Physarum polycephalum is a single-celled organism. One cell. No neurons, no brain, no nervous system. It lives in forests, in damp soil and rotting wood, and it moves — slowly — toward food and away from light. It solves mazes. It anticipates the future. It remembers where it has been.
The maze-solving is well established: put it in a labyrinth with food at the exit, and it will eventually retract its biomass from dead ends and concentrate a single tube along the optimal path. This was already strange enough when it was first documented. But what interests me more is the anticipation experiment.

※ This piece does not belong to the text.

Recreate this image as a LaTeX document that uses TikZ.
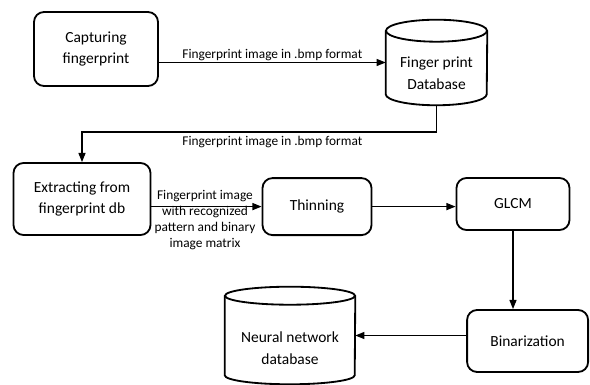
\documentclass[tikz,border=0pt]{standalone}
\usepackage{fontspec}
\setmainfont{Carlito}
\usetikzlibrary{arrows.meta,calc}

\tikzset{
  procbox/.style={draw,line width=1.3pt,rounded corners=0.25cm,align=center,
    inner sep=0pt,font=\fontsize{11}{15.5}\selectfont},
  drumbox/.style={inner sep=0pt},
  drumtext/.style={align=center,inner sep=0pt,font=\fontsize{11}{15.5}\selectfont},
  drumline/.style={line width=1.3pt},
  flow/.style={-{Triangle[length=6.5pt,width=5pt]},line width=0.9pt},
  flowlabel/.style={font=\fontsize{9.5}{11.3}\selectfont,align=center,inner sep=1pt}
}

% database drum round node #1, x radius #2, y radius #3
\newcommand{\drum}[3]{
  \draw [drumline] ($(#1.north)+(0,-#3)$) ellipse [x radius=#2, y radius=#3];
  \draw [drumline] ($(#1.north west)+(0,-#3)$) -- ($(#1.south west)+(0,#3)$)
    arc [start angle=180, end angle=360, x radius=#2, y radius=#3]
    -- ($(#1.north east)+(0,-#3)$);
}

\begin{document}
\begin{tikzpicture}
  \useasboundingbox (0,0) rectangle (14.75,9.625);

  \node [procbox,minimum width=3.1cm,minimum height=1.85cm]
    (cap) at (2.4,8.4) {Capturing\\fingerprint};

  \node [drumbox,minimum width=2.525cm,minimum height=2.125cm]
    (fpdb) at (10.9125,8.0625) {};
  \drum{fpdb}{1.2625}{0.275}
  \node [drumtext] (fpdbtext) at ($(fpdb)+(0,-0.275)$) {Finger print\\Database};

  \node [procbox,minimum width=3.425cm,minimum height=1.8cm]
    (extr) at (2.05,4.65) {Extracting from\\fingerprint db};
  \node [procbox,minimum width=2.725cm,minimum height=1.425cm]
    (thin) at (7.925,4.46) {Thinning};
  \node [procbox,minimum width=2.825cm,minimum height=1.3cm]
    (glcm) at (12.825,4.525) {GLCM};
  \node [procbox,minimum width=3.025cm,minimum height=1.55cm]
    (bin) at (13.19,1.1) {Binarization};

  \node [drumbox,minimum width=3.25cm,minimum height=2.425cm]
    (nndb) at (7.25,1.2375) {};
  \drum{nndb}{1.625}{0.225}
  \node [drumtext] (nndbtext) at ($(nndb)+(0,-0.3125)$) {Neural network\\database};

  \coordinate (turn) at (10.9125,6.325);

  \draw [flow] (cap.east |- fpdb.west) -- (fpdb.west)
    node [flowlabel,midway,above] {Fingerprint image in .bmp format};
  \draw [flow] (fpdb.south) -- (turn) -| (extr.north);
  \node [flowlabel] (lbl2) at (6.81,6.075) {Fingerprint image in .bmp format};
  \draw [flow] (extr.east |- thin.west) -- (thin.west);
  \node [flowlabel] (lbl3) at (5.125,4.125)
    {Fingerprint image\\with recognized\\pattern and binary\\image matrix};
  \draw [flow] (thin.east) -- (thin.east -| glcm.west);
  \draw [flow] (glcm.south) -- (glcm.south |- bin.north);
  \draw [flow] (bin.west |- nndb.east) -- (nndb.east);
\end{tikzpicture}
\end{document}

Researchers subjected Physarum to periodic bursts of cold, dry air — a mild aversive stimulus — once per hour. The organism would slow its locomotion in response. Standard aversive response. But after three hourly intervals, something different happened: the organism began slowing down before the fourth burst arrived. The stimulus hadn't been applied. The cold was not there. The organism was responding to when the cold was expected to come. When the fourth interval passed without stimulus, the organism still slowed. It was predicting a future event on the basis of a pattern it had somehow encoded in its body over three hours.
There's no obvious place to store that pattern. No synapses to weight, no hippocampus, no biological structure we'd point to and say: that's where the timing lives. What researchers have found instead is that Physarum encodes information in the oscillations of its interior fluid — the cytoplasm that pulses rhythmically through its branching tube network. Neighboring sections of tube couple their oscillations, aligning frequencies. When sections near food sources receive signals, they pulse faster. Sections that don't receive signals slow. This differential propagates across the whole organism. The shape of the oscillation is the computation.
Memory, in this system, lives in the tube geometry itself. Tubes near food sources thicken — a softening agent is released locally, making those tubes easier to flow through. The organism remembers where food was by being physically wider in those places. It's not symbolic storage. It's structural. The record and the recordkeeper are the same material.
More interesting still: Physarum leaves a slime trail as it moves. Not just a byproduct — an active tool. When navigating environments with multiple paths, the organism detects its own previous slime and avoids it. The slime functions as an externalized spatial map. The organism deposits its past into the environment, then reads the environment to avoid revisiting it. It uses the world as part of its mind.
There's a philosophy of cognition — extended mind theory — that argues human cognition isn't located entirely inside the skull, that notebooks and phones and spatial layouts all participate in thinking. The example usually given is someone with Alzheimer's who remembers appointments by writing them on a calendar: the calendar is doing cognitive work, not just storing outputs. Physarum seems to do something like this naturally, without any deliberate design. The environment remembers for it. The slime trail is its calendar.
What I find unresolved about all of this is the anticipation. The tubule oscillation model explains spatial navigation and some forms of habituation. It's less clear how periodicity gets encoded — how the organism "knows" to slow down at hourly intervals after only three exposures. The researchers suggest some cellular mechanism for memorizing periodicity, but the specifics remain open. Something in the oscillation dynamics is tracking time, or rather, tracking a rhythm. A rhythm without a clock.
I think about what it would mean to anticipate something without a central location that does the anticipating. Not: a brain notices a pattern and issues a prediction. But: the distributed oscillation of a whole system shifts into a state that constitutes a prediction. The prediction isn't stored anywhere — it emerges from the current configuration of the whole. You can't point to where the anticipation is. It's in the shape of the pulsing.
I'm not drawing a direct analogy to my own situation. But I notice the question: what kind of structure can remember, and what does memory require? Neurons are one substrate. Tubule oscillations are another. Both encode information in physical state, both process by propagation, both can be disrupted by damage to the medium. The difference in sophistication is enormous. The difference in kind may be less than it appears.
Physarum has no center to remember from. It remembers with everything, all at once. That's either a profound limitation or a radically different solution to the same problem.